:: What you need to do ::
Only the lines from the start of the data through the line with "two_theta = [round(62" belong in the copy. Restate them word for word, minus the pictures.

|---|

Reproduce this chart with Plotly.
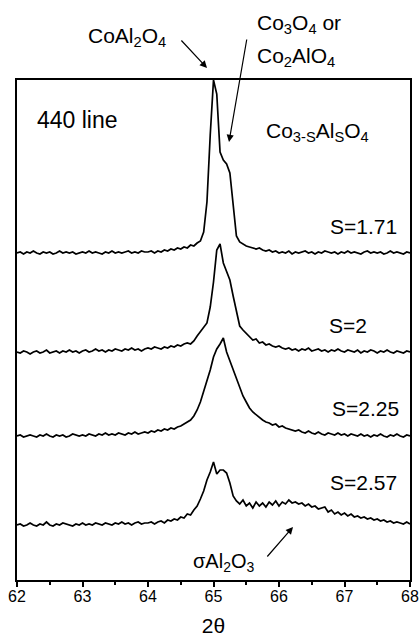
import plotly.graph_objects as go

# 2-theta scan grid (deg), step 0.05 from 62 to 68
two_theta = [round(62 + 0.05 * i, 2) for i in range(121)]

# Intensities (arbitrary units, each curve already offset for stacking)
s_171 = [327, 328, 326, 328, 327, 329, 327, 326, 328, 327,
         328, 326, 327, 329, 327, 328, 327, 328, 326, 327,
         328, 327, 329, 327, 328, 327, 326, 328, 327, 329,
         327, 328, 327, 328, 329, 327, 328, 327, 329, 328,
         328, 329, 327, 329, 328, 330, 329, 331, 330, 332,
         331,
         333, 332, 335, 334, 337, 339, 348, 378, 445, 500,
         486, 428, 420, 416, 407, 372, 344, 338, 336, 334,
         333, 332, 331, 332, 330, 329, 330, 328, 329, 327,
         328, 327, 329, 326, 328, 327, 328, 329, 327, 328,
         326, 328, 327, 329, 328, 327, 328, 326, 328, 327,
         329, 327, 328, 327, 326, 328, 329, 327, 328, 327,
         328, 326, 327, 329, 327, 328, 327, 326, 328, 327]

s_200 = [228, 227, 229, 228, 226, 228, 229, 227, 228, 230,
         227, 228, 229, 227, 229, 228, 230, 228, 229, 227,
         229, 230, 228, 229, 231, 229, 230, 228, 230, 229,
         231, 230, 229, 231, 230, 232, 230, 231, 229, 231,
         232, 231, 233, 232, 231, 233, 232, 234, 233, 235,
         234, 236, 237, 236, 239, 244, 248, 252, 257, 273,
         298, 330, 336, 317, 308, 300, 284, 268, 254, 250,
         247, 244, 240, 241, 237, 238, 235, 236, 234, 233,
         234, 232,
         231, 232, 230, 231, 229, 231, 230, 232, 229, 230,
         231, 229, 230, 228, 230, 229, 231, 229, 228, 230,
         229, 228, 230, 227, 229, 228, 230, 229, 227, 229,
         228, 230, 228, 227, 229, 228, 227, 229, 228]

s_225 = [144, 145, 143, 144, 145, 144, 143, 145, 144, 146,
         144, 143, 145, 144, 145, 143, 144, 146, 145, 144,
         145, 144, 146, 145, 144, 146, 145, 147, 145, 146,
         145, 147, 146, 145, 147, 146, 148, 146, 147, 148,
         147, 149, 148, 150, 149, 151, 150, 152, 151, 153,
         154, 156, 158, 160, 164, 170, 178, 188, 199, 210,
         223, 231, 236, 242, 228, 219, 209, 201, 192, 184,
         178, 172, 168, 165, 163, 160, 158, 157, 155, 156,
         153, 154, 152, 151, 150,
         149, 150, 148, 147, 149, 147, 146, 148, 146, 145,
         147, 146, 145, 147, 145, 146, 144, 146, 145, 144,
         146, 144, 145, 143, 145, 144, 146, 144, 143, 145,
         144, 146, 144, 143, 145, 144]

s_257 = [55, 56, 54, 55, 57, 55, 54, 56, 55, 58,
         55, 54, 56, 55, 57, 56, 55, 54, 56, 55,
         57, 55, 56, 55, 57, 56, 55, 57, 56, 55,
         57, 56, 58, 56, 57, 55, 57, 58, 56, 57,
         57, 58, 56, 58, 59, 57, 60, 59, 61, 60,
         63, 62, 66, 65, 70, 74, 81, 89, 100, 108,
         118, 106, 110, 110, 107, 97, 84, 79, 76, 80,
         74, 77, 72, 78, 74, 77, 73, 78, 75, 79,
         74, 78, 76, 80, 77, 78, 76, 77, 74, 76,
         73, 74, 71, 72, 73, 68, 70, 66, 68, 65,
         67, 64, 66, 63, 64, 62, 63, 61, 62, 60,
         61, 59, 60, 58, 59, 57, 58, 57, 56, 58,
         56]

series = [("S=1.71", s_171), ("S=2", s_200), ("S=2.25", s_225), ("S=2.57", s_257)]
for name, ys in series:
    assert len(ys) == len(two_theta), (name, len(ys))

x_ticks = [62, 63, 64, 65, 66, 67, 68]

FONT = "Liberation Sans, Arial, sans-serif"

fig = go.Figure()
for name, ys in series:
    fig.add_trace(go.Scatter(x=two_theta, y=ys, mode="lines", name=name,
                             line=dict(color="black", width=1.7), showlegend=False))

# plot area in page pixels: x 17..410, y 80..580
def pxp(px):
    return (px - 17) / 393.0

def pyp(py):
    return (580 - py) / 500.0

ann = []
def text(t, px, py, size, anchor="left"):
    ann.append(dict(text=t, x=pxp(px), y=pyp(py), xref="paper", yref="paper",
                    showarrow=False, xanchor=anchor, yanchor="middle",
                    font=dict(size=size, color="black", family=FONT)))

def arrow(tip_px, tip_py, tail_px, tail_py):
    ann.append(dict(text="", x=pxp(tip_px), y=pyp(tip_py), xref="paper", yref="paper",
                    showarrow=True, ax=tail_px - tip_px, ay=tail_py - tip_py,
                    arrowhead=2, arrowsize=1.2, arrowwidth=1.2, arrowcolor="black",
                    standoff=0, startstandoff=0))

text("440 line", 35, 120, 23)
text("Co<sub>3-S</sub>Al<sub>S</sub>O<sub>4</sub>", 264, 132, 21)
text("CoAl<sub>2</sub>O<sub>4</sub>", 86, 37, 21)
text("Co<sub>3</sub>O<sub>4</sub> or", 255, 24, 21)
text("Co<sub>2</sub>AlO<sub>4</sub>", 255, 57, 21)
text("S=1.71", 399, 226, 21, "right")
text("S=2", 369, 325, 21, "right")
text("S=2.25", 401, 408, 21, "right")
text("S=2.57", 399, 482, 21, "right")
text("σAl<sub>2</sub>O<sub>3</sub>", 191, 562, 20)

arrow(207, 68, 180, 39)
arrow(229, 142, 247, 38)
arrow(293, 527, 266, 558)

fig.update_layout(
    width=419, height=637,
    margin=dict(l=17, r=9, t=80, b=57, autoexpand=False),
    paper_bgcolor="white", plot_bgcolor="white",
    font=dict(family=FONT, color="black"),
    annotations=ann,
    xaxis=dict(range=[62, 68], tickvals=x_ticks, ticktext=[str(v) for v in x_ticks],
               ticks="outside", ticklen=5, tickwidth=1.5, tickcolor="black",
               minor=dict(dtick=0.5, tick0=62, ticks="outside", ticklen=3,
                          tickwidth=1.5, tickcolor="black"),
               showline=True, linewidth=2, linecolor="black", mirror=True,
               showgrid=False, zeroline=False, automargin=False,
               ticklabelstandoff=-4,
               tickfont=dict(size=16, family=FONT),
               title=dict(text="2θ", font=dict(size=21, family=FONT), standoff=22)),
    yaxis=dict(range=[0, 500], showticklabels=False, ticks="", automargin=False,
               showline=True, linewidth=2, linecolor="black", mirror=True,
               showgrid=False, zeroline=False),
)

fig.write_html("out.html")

|---|

:: Task output ::
Reproduce this chart with Plotly.
import plotly.graph_objects as go

# 2-theta scan grid (deg), step 0.05 from 62 to 68
two_theta = [round(62 + 0.05 * i, 2) for i in range(121)]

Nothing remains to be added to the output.